Nem dois anos tinham decorrido sobre a assinatura do pacto de não-agressão entre a Alemanha e a União Soviética e já Hitler rasgava o acordo e invadia o território soviético naquela que ficaria conhecida como a Operação Barbarossa. O ataque surpresa deu-se no dia 22 de Junho de 1941 e envolveu mais de três milhões de soldados alemães, agrupados em duzentas e sete divisões, com o objectivo de “aniquilar o governo judaico – bolchevique”. Entre as forças operacionais, destacaram-se os “Einsatzgruppen”, também conhecidos como esquadrões da morte, responsáveis pelo assassinato em massa de milhões de judeus soviéticos, ciganos, oponentes políticos e pessoas com deficiência física e mental. Em pouco mais de três anos, o número de judeus mortos durante a ocupação estima-se em dois milhões, 40% dos quais vítimas destes eventos de fuzilamento em massa. No final da guerra, em 1945, tinham morrido cerca de três milhões de crianças e, só na Bielorrússia, vinte e sete mil viviam em orfanatos.

Todos estaremos de acordo que a guerra é uma ofensa à razão, um insulto aos valores do direito e da justiça, da dignidade e do respeito humano. Mas haverá algo mais abjecto e horrendo do que as crianças apanhadas no meio dos conflitos, algo mais ignominioso e trágico do que a inocência sujeita à crueldade, ao sofrimento e à morte? É disto que nos fala(m) “As Últimas Testemunhas”, segundo livro da escritora e jornalista bielorussa Svetlana Alexievich, galardoada em 2015 com o Prémio Nobel da Literatura. São testemunhos de crianças, nascidas durante a ocupação ou com idades até aos catorze anos à data dos acontecimentos, a quem a guerra roubou a infância. Sem cortes nem rasuras, sem comentários ou notas pessoais, o livro resulta num verdadeiro “memorial ao sofrimento e à coragem do nosso tempo”, dando nota das situações de completo caos e loucura vividas por estas crianças, sobreviventes no seio das trevas de uma guerra desumana e fiéis depositárias de memórias que são como feridas que permanecem abertas mais de meio século depois.
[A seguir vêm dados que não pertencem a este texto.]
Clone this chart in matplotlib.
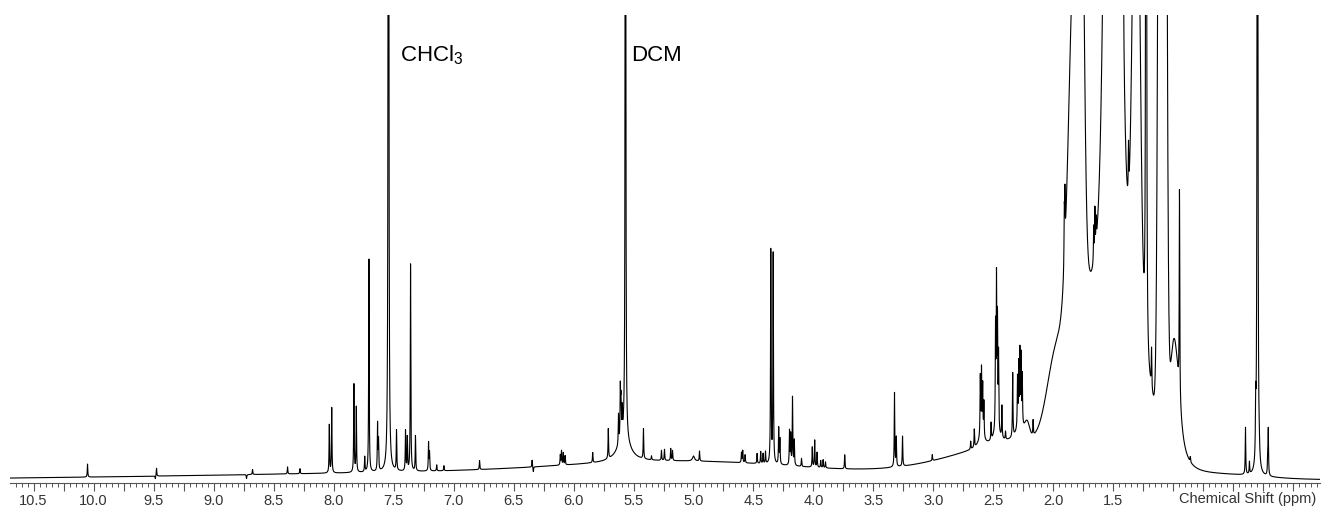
import numpy as np
import matplotlib
matplotlib.use("Agg")
import matplotlib.pyplot as plt
from matplotlib.ticker import MultipleLocator, FuncFormatter

plt.rcParams['font.family'] = ['Liberation Sans', 'DejaVu Sans']
plt.rcParams['mathtext.fontset'] = 'custom'
plt.rcParams['mathtext.rm'] = 'Liberation Sans'

# ---- sharp lines (Lorentzian): position (ppm), height, half-width (ppm)
line_ppm = [10.05, 9.475, 9.485, 8.725, 8.675, 8.383, 8.28,
            8.035, 8.015, 7.83, 7.81, 7.74, 7.705, 7.633, 7.625, 7.542, 7.475, 7.40, 7.385,
            7.358, 7.317, 7.208, 7.20, 7.14, 7.08, 6.783,
            6.345, 6.335, 6.11, 6.10, 6.085, 6.07, 5.84, 5.71, 5.625, 5.61, 5.605, 5.595,
            5.567, 5.417, 5.35, 5.267, 5.242, 5.19, 5.175, 5.0, 4.95,
            4.60, 4.59, 4.57, 4.47, 4.44, 4.42, 4.40, 4.356, 4.336, 4.29, 4.28,
            4.20, 4.19, 4.175, 4.16, 4.10, 4.01, 3.99, 3.97, 3.94, 3.92, 3.90, 3.74,
            3.325, 3.31, 3.258, 3.01, 2.69, 2.66, 2.61, 2.60, 2.59, 2.58, 2.52,
            2.483, 2.475, 2.467, 2.458, 2.43, 2.40, 2.34, 2.30, 2.29, 2.28, 2.27, 2.26, 2.17,
            1.91, 1.905, 1.665, 1.655, 1.645, 1.417, 1.375, 1.228, 1.183,
            0.95, 0.86, 0.40, 0.367, 0.315, 0.30, 0.285, 0.215, 0.21]
line_height = [13, 8, -3, -4, 5, 7, 5,
               48, 65, 88, 65, 15, 213, 47, 30, 2500, 40, 40, 33,
               207, 35, 28, 18, 6, 5, 9,
               7, -5, 10, 14, 12, 9, 10, 30, 30, 50, 35, 25,
               3000, 30, 4, 10, 11, 12, 10, 5, 10,
               10, 12, 8, 10, 12, 10, 12, 213, 210, 36, 25,
               34, 30, 68, 25, 8, 20, 27, 15, 7, 8, 6, 14,
               74, 29, 30, 6, 8, 18, 60, 65, 50, 35, 17,
               100, 144, 105, 75, 32, 8, 64, 50, 60, 72, 68, 50, 15,
               50, 55, 35, 45, 25, 60, 50, 3000, 40,
               207, 5, 47, 12, 50, 2500, 10, 18, 45]
line_width = [0.0025] * len(line_ppm)
for _i, _p in enumerate(line_ppm):
    if _p in (7.542,):
        line_width[_i] = 0.002
    if _p in (5.567,):
        line_width[_i] = 0.0015
    if _p in (1.228, 0.30):
        line_width[_i] = 0.002
    if _p in (5.0,):
        line_width[_i] = 0.01

# ---- broad Lorentzian features: position, height, half-width
blor_ppm = [5.58, 0.96, 2.60, 2.475, 2.28]
blor_height = [24, 50, 10, 12, 15]
blor_width = [0.06, 0.05, 0.03, 0.03, 0.04]

# ---- broad Gaussian envelope features: position, amplitude, sigma
gau_ppm = [6.5, 5.0, 2.2, 2.22, 1.5, 1.97, 1.82, 1.765, 1.505, 1.31, 1.092, 1.0, 0.6]
gau_amp = [8, 12, 36, 15, 260, 85, 435, 300, 1376, 560, 3280, 90, 4]
gau_sigma = [2.5, 1.0, 0.6, 0.02, 0.2, 0.08, 0.05, 0.02, 0.045, 0.028, 0.02, 0.03, 0.35]

# axis
x_lo, x_hi = 10.696, -0.221
major_labels = [10.5, 10.0, 9.5, 9.0, 8.5, 8.0, 7.5, 7.0, 6.5, 6.0, 5.5, 5.0,
                4.5, 4.0, 3.5, 3.0, 2.5, 2.0, 1.5]

ppm = np.linspace(x_lo, x_hi, 40000)
spec = np.zeros_like(ppm)
for c, h, w in zip(line_ppm, line_height, line_width):
    spec += h * w**2 / (w**2 + (ppm - c)**2)
for c, h, w in zip(blor_ppm, blor_height, blor_width):
    spec += h * w**2 / (w**2 + (ppm - c)**2)
for c, a, s in zip(gau_ppm, gau_amp, gau_sigma):
    spec += a * np.exp(-(ppm - c)**2 / (2 * s**2))

W, H = 1322, 511
fig = plt.figure(figsize=(W / 100, H / 100), dpi=100)
ax = fig.add_axes([10 / W, (H - 483) / H, 1310 / W, 468 / H])
ax.plot(ppm, spec, color='black', lw=0.8)
ax.set_xlim(x_lo, x_hi)
ax.set_ylim(-3, 465)

for side in ('top', 'left', 'right'):
    ax.spines[side].set_visible(False)
ax.spines['bottom'].set_color('#555555')
ax.spines['bottom'].set_linewidth(0.8)
ax.set_yticks([])

ax.xaxis.set_major_locator(MultipleLocator(0.25))
ax.xaxis.set_minor_locator(MultipleLocator(0.05))

def fmt(v, pos):
    for m in major_labels:
        if abs(v - m) < 1e-6:
            return f"{m:.1f}"
    return ""

ax.xaxis.set_major_formatter(FuncFormatter(fmt))
ax.tick_params(axis='x', which='major', length=6, width=0.8, color='#555555',
               labelsize=10.5, labelcolor='#333333', pad=2)
ax.tick_params(axis='x', which='minor', length=3, width=0.7, color='#555555')

fig.text(1316 / W, 1 - 499 / H, "Chemical Shift (ppm)", ha='right', va='center',
         fontsize=10.5, color='#333333')
fig.text(400 / W, 1 - 61 / H, r"CHCl$_\mathrm{3}$", ha='left', va='baseline', fontsize=16)
fig.text(631 / W, 1 - 61 / H, "DCM", ha='left', va='baseline', fontsize=16)

fig.savefig("out.png", dpi=100, facecolor='white')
“Não quero recordar… Não sinto esta vontade, nunca sinto…”. A vontade de esquecer é grande, tão grande quanto a dor que se derrama destas “cem histórias sem infância”. O pegar à pressa nos poucos pertences e partir sem saber para onde, ouvir as bombas a cair ao redor sem um sítio onde se esconder, saber-se só no mundo depois de ver a família a ser fuzilada, ver a aldeia toda em chamas, sofrer os horrores da fome e do frio, querer e não poder chorar porque se acabaram as lágrimas. Ditos assim, duros e impressivos tal como foram vividos, os testemunhos abrem-se em carácter e verdade, revestindo-se de uma força evocativa que nos toca as cordas mais fundas da alma. As histórias sucedem-se, pondo à prova a nossa visão da história, do mundo, da guerra, da infância e da própria vida. O inimaginável vivido por estas crianças, o êxodo, a fome, o medo, a solidão e a morte, fazem com que os ideais de bondade e de coragem, de altruísmo, generosidade, sacrifício e humanidade que estas histórias também encerram, rompam as cadeias e se ergam, mais fortes e vivos que nunca. Para que o horror não mais volte a repetir-se.